Hetty58
I wasn't a bully or bullied - except by my mother!
That's so sad Hetty58. My mother put me straight when I told her that I hated a boy at school. This would have been in the second year of infants when I was about five, maybe six.
She explained that not all children have a happy home life, many get smacked by their parents for the most trivial things. That can make them think that smacking is a way of getting their own way.
It made me think, I still didn't like the boy, but I did have a different perspective of why he was like he was. Years later I found out that his father liked a drink and came home three sheets to the wind, lashing out on the boy, his siblings and their mother.
At the grammar school there was a large thug of a lad who used his size to bully all and sundry. The day I dived at him, wrapping my arms around his knees and hearing the groan as he hit the floor, is one that I've always treasured. And I have never lost my love for the game of Rugby either.

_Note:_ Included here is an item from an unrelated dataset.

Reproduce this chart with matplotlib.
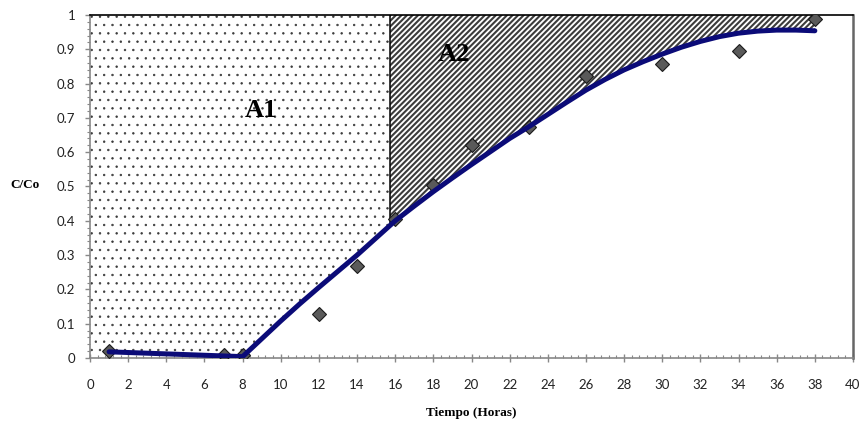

Those experiences put me in good stead for the work place. My firm had asked me to run their Birmingham distribution centre while they recruited a permanent manager. One morning my department managers were talking about getting help from a subcontractor about a couple of extra deliveries. Looking at where they were to go, I asked why "D" couldn't do them on his round. "D" was a former shop steward at British Leyland, he terrorised everyone.

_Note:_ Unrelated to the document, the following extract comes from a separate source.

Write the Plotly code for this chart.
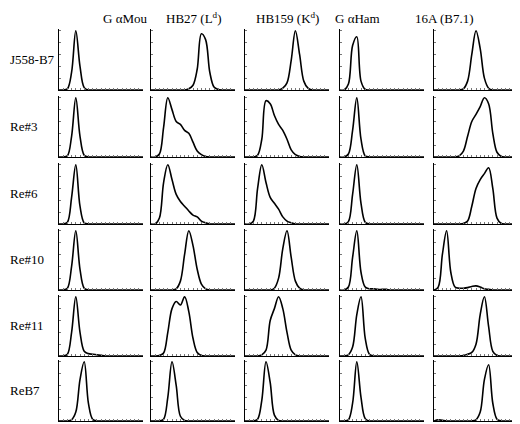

My office door flew open, "D" stormed in, I ignored him. "I don't do this area," he shouted, I ignored him. He ranted and ranted. When he finally ran out of steam I said: "Have you shut up, or have I gone deaf?" He was about to reply when I pointed to the door. "Go back outside, knock on the door and wait until I say come in." Off he went into another tirade and again I ignored him. "If you want my response "D" you know what to do."
He did it, none of the staff could believe it. He knocked, I looked up as though nothing previously had happened, said: "Come in." and he did. After a more diluted protest he told me that he didn't do that area. "You don't, or you won't?" I replied, fixing a strong eye contact with him. "I don't know where it is?" He said, "But you will know when you come back this evening," I said, adding, "Off you go."
That evening there's was a knock on my door, looking up I saw "D." "Come in, "D" " I said. He rather sheepishly said that he would like to apologise for his rude behaviour that morning. "Gone and forgotten," I told him, then explained that the cost of subcontractors has to come from somewhere, if we keep using them what's going to be in the kitty when pay increases come around. "Point taken," he agreed. We shook hands and both acknowledged that we have jobs to do, his being as important as mine, but the manager has to manage.